▸ **Data for this task**:

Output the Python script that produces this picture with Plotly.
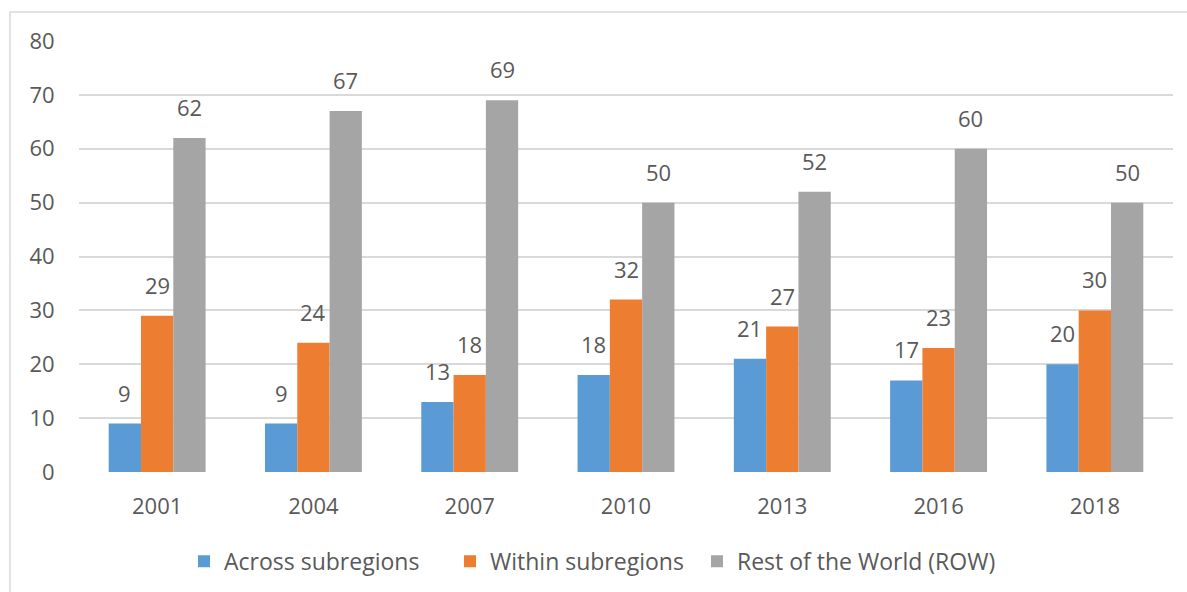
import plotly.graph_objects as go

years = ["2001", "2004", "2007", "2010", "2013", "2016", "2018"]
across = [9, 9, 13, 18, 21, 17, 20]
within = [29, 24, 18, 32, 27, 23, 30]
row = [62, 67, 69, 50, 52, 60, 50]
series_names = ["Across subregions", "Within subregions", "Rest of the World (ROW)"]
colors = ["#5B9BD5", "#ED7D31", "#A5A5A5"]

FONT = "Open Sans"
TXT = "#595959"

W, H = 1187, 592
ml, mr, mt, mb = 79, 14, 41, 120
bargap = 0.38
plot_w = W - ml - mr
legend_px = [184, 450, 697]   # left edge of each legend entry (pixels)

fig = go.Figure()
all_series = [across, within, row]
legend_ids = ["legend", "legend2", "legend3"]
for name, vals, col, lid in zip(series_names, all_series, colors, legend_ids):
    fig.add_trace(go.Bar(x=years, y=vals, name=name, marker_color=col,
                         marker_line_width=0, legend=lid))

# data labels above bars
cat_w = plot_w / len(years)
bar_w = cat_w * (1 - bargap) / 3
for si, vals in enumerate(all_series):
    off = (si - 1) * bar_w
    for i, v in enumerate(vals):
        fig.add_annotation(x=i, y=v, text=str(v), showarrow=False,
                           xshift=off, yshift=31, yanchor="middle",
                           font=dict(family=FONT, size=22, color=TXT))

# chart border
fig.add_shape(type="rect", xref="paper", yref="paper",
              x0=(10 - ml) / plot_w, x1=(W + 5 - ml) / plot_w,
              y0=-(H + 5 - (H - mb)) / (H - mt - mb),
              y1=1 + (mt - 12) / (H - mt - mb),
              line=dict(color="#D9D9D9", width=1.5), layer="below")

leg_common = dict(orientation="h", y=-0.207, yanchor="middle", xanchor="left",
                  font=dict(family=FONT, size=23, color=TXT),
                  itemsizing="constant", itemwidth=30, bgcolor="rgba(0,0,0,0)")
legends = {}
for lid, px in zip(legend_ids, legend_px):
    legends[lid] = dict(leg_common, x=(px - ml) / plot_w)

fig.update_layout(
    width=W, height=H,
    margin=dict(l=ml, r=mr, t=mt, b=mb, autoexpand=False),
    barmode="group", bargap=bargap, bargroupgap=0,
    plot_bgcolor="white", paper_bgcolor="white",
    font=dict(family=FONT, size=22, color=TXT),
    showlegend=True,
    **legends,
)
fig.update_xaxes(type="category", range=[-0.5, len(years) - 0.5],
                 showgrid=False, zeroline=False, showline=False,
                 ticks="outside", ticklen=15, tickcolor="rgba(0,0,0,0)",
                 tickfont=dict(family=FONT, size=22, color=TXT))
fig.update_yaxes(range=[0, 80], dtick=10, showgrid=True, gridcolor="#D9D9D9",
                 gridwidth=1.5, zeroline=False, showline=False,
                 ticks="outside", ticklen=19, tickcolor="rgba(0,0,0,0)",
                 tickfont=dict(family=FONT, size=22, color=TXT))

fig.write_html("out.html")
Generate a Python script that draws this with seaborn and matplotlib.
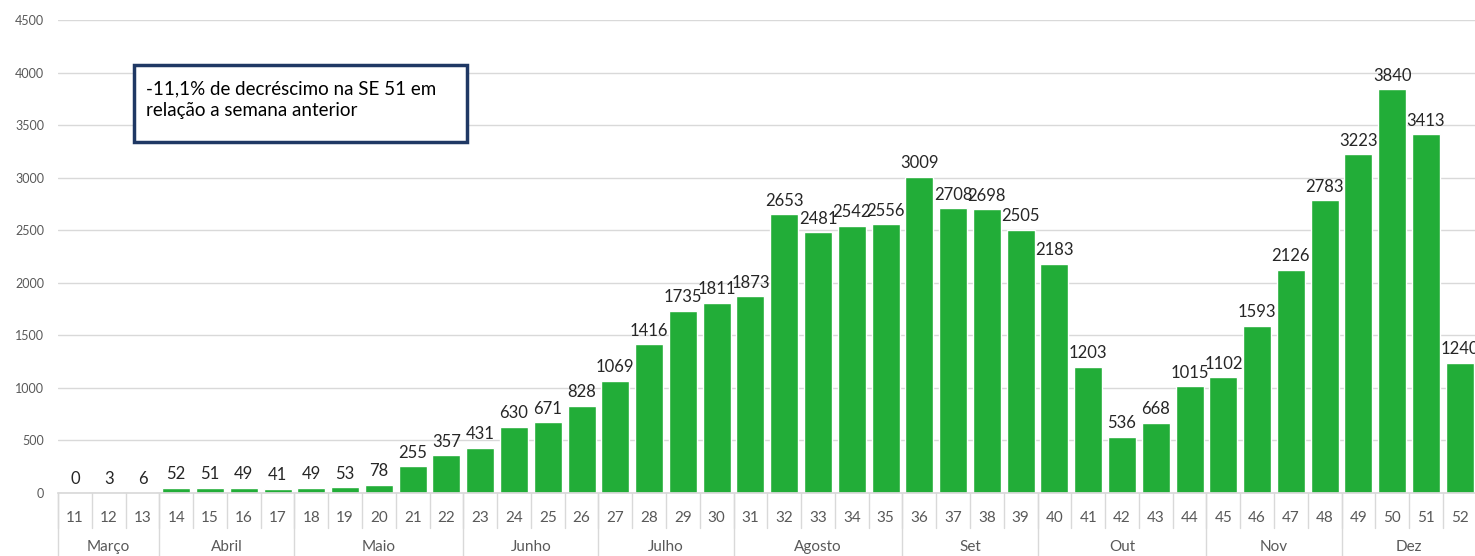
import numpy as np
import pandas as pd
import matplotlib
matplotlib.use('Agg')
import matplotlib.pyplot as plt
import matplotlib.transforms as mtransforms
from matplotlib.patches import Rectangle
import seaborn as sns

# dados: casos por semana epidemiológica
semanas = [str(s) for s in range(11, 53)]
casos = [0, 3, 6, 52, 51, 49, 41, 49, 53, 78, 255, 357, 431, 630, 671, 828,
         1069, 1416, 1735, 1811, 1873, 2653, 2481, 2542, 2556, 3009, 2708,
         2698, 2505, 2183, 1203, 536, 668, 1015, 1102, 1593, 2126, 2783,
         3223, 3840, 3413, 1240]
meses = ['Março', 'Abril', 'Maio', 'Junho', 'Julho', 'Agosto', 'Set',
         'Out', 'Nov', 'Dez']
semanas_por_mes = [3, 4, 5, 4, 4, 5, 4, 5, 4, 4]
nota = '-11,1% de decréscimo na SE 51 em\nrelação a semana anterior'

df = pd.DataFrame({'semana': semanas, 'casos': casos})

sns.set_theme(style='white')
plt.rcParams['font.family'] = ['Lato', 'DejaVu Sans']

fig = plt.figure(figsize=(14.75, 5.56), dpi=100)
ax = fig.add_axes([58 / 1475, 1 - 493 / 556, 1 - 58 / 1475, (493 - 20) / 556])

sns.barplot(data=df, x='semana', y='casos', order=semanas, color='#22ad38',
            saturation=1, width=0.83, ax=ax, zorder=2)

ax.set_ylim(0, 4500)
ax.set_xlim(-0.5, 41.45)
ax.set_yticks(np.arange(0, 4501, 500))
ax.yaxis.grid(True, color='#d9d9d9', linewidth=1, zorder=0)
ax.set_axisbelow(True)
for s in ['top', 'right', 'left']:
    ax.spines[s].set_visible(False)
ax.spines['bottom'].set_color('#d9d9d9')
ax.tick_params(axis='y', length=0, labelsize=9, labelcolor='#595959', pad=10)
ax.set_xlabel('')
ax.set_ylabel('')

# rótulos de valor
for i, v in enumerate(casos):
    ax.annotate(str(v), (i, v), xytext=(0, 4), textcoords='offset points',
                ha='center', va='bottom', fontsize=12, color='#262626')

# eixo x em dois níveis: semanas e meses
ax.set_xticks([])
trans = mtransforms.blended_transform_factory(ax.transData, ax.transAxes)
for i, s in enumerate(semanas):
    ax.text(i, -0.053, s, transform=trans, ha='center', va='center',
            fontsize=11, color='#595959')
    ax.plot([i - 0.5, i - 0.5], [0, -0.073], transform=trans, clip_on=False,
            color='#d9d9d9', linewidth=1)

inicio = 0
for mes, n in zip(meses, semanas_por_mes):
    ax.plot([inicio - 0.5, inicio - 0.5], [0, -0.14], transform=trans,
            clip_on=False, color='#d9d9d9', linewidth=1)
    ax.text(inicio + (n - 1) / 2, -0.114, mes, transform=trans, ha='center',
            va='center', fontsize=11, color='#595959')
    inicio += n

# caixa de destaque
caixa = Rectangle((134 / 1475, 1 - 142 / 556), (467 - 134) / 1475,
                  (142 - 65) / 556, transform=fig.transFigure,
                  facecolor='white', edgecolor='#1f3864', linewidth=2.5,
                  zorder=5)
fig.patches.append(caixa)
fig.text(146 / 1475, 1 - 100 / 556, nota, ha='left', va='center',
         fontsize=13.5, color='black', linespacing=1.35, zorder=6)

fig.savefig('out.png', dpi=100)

▸ **Problem requirements**: Copy out each line word for word, please, skipping the images.

▸ **Correct result**:
Output the Python script that produces this picture with Plotly.
import plotly.graph_objects as go

years = ["2001", "2004", "2007", "2010", "2013", "2016", "2018"]
across = [9, 9, 13, 18, 21, 17, 20]
within = [29, 24, 18, 32, 27, 23, 30]
row = [62, 67, 69, 50, 52, 60, 50]
series_names = ["Across subregions", "Within subregions", "Rest of the World (ROW)"]
colors = ["#5B9BD5", "#ED7D31", "#A5A5A5"]

FONT = "Open Sans"
TXT = "#595959"

W, H = 1187, 592
ml, mr, mt, mb = 79, 14, 41, 120
bargap = 0.38
plot_w = W - ml - mr
legend_px = [184, 450, 697]   # left edge of each legend entry (pixels)

fig = go.Figure()
all_series = [across, within, row]
legend_ids = ["legend", "legend2", "legend3"]
for name, vals, col, lid in zip(series_names, all_series, colors, legend_ids):
    fig.add_trace(go.Bar(x=years, y=vals, name=name, marker_color=col,
                         marker_line_width=0, legend=lid))

# data labels above bars
cat_w = plot_w / len(years)
bar_w = cat_w * (1 - bargap) / 3
for si, vals in enumerate(all_series):
    off = (si - 1) * bar_w
    for i, v in enumerate(vals):
        fig.add_annotation(x=i, y=v, text=str(v), showarrow=False,
                           xshift=off, yshift=31, yanchor="middle",
                           font=dict(family=FONT, size=22, color=TXT))

# chart border
fig.add_shape(type="rect", xref="paper", yref="paper",
              x0=(10 - ml) / plot_w, x1=(W + 5 - ml) / plot_w,
              y0=-(H + 5 - (H - mb)) / (H - mt - mb),
              y1=1 + (mt - 12) / (H - mt - mb),
              line=dict(color="#D9D9D9", width=1.5), layer="below")

leg_common = dict(orientation="h", y=-0.207, yanchor="middle", xanchor="left",
                  font=dict(family=FONT, size=23, color=TXT),
                  itemsizing="constant", itemwidth=30, bgcolor="rgba(0,0,0,0)")
legends = {}
for lid, px in zip(legend_ids, legend_px):
    legends[lid] = dict(leg_common, x=(px - ml) / plot_w)

fig.update_layout(
    width=W, height=H,
    margin=dict(l=ml, r=mr, t=mt, b=mb, autoexpand=False),
    barmode="group", bargap=bargap, bargroupgap=0,
    plot_bgcolor="white", paper_bgcolor="white",
    font=dict(family=FONT, size=22, color=TXT),
    showlegend=True,
    **legends,
)
fig.update_xaxes(type="category", range=[-0.5, len(years) - 0.5],
                 showgrid=False, zeroline=False, showline=False,
                 ticks="outside", ticklen=15, tickcolor="rgba(0,0,0,0)",
                 tickfont=dict(family=FONT, size=22, color=TXT))
fig.update_yaxes(range=[0, 80], dtick=10, showgrid=True, gridcolor="#D9D9D9",
                 gridwidth=1.5, zeroline=False, showline=False,
                 ticks="outside", ticklen=19, tickcolor="rgba(0,0,0,0)",
                 tickfont=dict(family=FONT, size=22, color=TXT))

fig.write_html("out.html")
Generate a Python script that draws this with seaborn and matplotlib.
import numpy as np
import pandas as pd
import matplotlib
matplotlib.use('Agg')
import matplotlib.pyplot as plt
import matplotlib.transforms as mtransforms
from matplotlib.patches import Rectangle
import seaborn as sns

# dados: casos por semana epidemiológica
semanas = [str(s) for s in range(11, 53)]
casos = [0, 3, 6, 52, 51, 49, 41, 49, 53, 78, 255, 357, 431, 630, 671, 828,
         1069, 1416, 1735, 1811, 1873, 2653, 2481, 2542, 2556, 3009, 2708,
         2698, 2505, 2183, 1203, 536, 668, 1015, 1102, 1593, 2126, 2783,
         3223, 3840, 3413, 1240]
meses = ['Março', 'Abril', 'Maio', 'Junho', 'Julho', 'Agosto', 'Set',
         'Out', 'Nov', 'Dez']
semanas_por_mes = [3, 4, 5, 4, 4, 5, 4, 5, 4, 4]
nota = '-11,1% de decréscimo na SE 51 em\nrelação a semana anterior'

df = pd.DataFrame({'semana': semanas, 'casos': casos})

sns.set_theme(style='white')
plt.rcParams['font.family'] = ['Lato', 'DejaVu Sans']

fig = plt.figure(figsize=(14.75, 5.56), dpi=100)
ax = fig.add_axes([58 / 1475, 1 - 493 / 556, 1 - 58 / 1475, (493 - 20) / 556])

sns.barplot(data=df, x='semana', y='casos', order=semanas, color='#22ad38',
            saturation=1, width=0.83, ax=ax, zorder=2)

ax.set_ylim(0, 4500)
ax.set_xlim(-0.5, 41.45)
ax.set_yticks(np.arange(0, 4501, 500))
ax.yaxis.grid(True, color='#d9d9d9', linewidth=1, zorder=0)
ax.set_axisbelow(True)
for s in ['top', 'right', 'left']:
    ax.spines[s].set_visible(False)
ax.spines['bottom'].set_color('#d9d9d9')
ax.tick_params(axis='y', length=0, labelsize=9, labelcolor='#595959', pad=10)
ax.set_xlabel('')
ax.set_ylabel('')

# rótulos de valor
for i, v in enumerate(casos):
    ax.annotate(str(v), (i, v), xytext=(0, 4), textcoords='offset points',
                ha='center', va='bottom', fontsize=12, color='#262626')

# eixo x em dois níveis: semanas e meses
ax.set_xticks([])
trans = mtransforms.blended_transform_factory(ax.transData, ax.transAxes)
for i, s in enumerate(semanas):
    ax.text(i, -0.053, s, transform=trans, ha='center', va='center',
            fontsize=11, color='#595959')
    ax.plot([i - 0.5, i - 0.5], [0, -0.073], transform=trans, clip_on=False,
            color='#d9d9d9', linewidth=1)

inicio = 0
for mes, n in zip(meses, semanas_por_mes):
    ax.plot([inicio - 0.5, inicio - 0.5], [0, -0.14], transform=trans,
            clip_on=False, color='#d9d9d9', linewidth=1)
    ax.text(inicio + (n - 1) / 2, -0.114, mes, transform=trans, ha='center',
            va='center', fontsize=11, color='#595959')
    inicio += n

# caixa de destaque
caixa = Rectangle((134 / 1475, 1 - 142 / 556), (467 - 134) / 1475,
                  (142 - 65) / 556, transform=fig.transFigure,
                  facecolor='white', edgecolor='#1f3864', linewidth=2.5,
                  zorder=5)
fig.patches.append(caixa)
fig.text(146 / 1475, 1 - 100 / 556, nota, ha='left', va='center',
         fontsize=13.5, color='black', linespacing=1.35, zorder=6)

fig.savefig('out.png', dpi=100)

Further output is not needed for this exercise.